- Born: 1966 (age 59–60) Medellín, Colombia
- Education: High School of Art and Design; Art Students League of New York; Parsons School of Design;
- Known for: Embroidery

= Maria E. Piñeres =

Colombian-born American artist (born 1966)

Maria E. Piñeres (born 1966) is a Colombian-born American artist who lives and works in Los Angeles, California. Her work, primarily embroidery, has been exhibited at the Museum of Arts and Design in New York City and Scottsdale Museum of Contemporary Art. She studied painting at the Art Students League of New York and graduated from Parsons School of Design with a BFA in illustration.

==Embroidery work==
Piñeres credits her mother and grandmother for teaching her to sew, knit, and crochet, but she taught herself needlepoint after discovering a book by Mary Martin, an actress and avid needlepointer. The artist's work often consists of homoerotic imagery taken from vintage pin-up magazines combined with vivid, sometimes complex, textile pattern backgrounds.

Piñeres first became widely known through her series of needlepoint celebrity mugshots, which was first exhibited in 2005. This series included portraits of celebrities such as Robert Downey Jr., Paris Hilton, and Michael Jackson, as well as a portrait of Jack White that was later shown in V magazine. Piñeres' interest in the subject came from a desire to show celebrities in vulnerable moments, without the protection of stylists and agents.

Piñeres is an artist mixing contemporary portraits with traditional needlepoint art. She does not make smooth stitches like regular tailor. Instead, she uses vibrant wool yarn and embroidery threads to create a highly textured surface, which looks like pixelated fabric. Her work also has a lot of connections with clothing design. In her portrait series, she often uses classic garment patterns, for example, houndstooth, plaid, and herringbone. She puts these fashion patterns directly onto the peoples skin and background. Her most famous artworks is the 2005 celebrity mugshots series including people, such as Robert Downey Jr. She did not frame the artwork and left the canvas edges raw and messy. This technical choice broke the traditional domestic style of embroidery, making it a powerful work of contemporary art.

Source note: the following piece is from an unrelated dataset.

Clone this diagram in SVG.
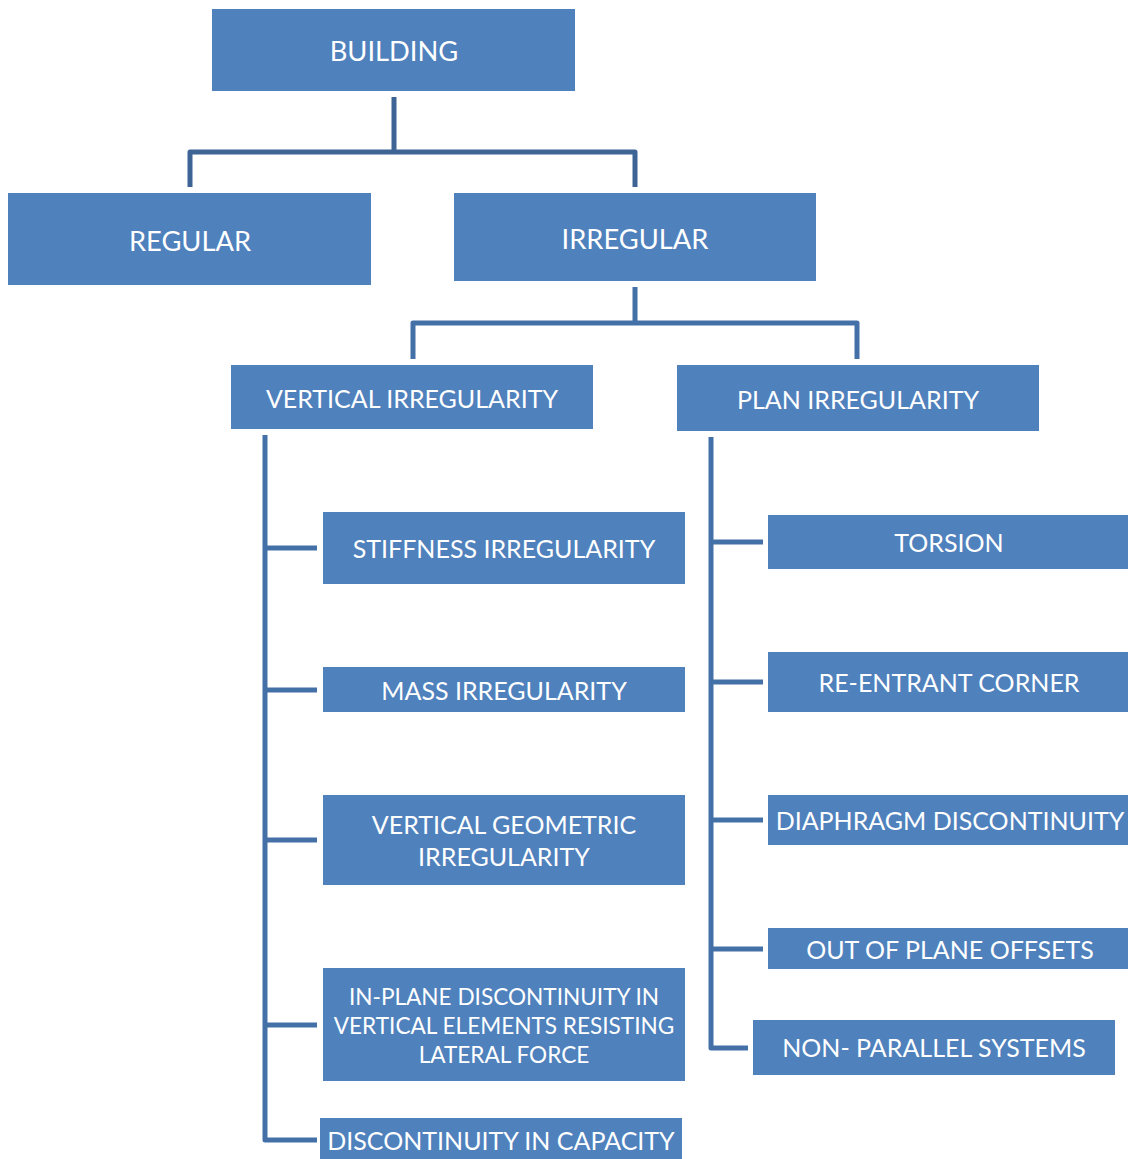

Her embroidery was also used commercially for the album art of The Breeders' 1994 EP Head to Toe.

==Exhibitions==
In 2013, Piñeres' solo exhibition Playland was shown in New York by DCKT Contemporary. Piñeres' needlepoint artwork depicted nude figures combined with attention-grabbing graphics of pinball machine playfields. Piñeres' needlepoint artwork created a sexual and playful atmosphere by combining both the nude figures and pinball machines in the nonoperational Playland. As Dean Dempsey argued, this is where Piñeres makes her connection—the idea that both pursuits are fundamentally concerned with luck and chance. Piñeres exploits the kitsch status of needlepoint to make a statement on contemporary society.

==Technique==
Piñeres uses several different techniques, including gathering imagery from vintage magazines, digital collages with images collected from the internet, and her own photographs. After some manipulation, the images are embroidered by fusing traditional needlework techniques ranging from a simple continental stitch to more complex bargello and Florentine traditions, which lend rich texture with a modern painterly focus on light and color.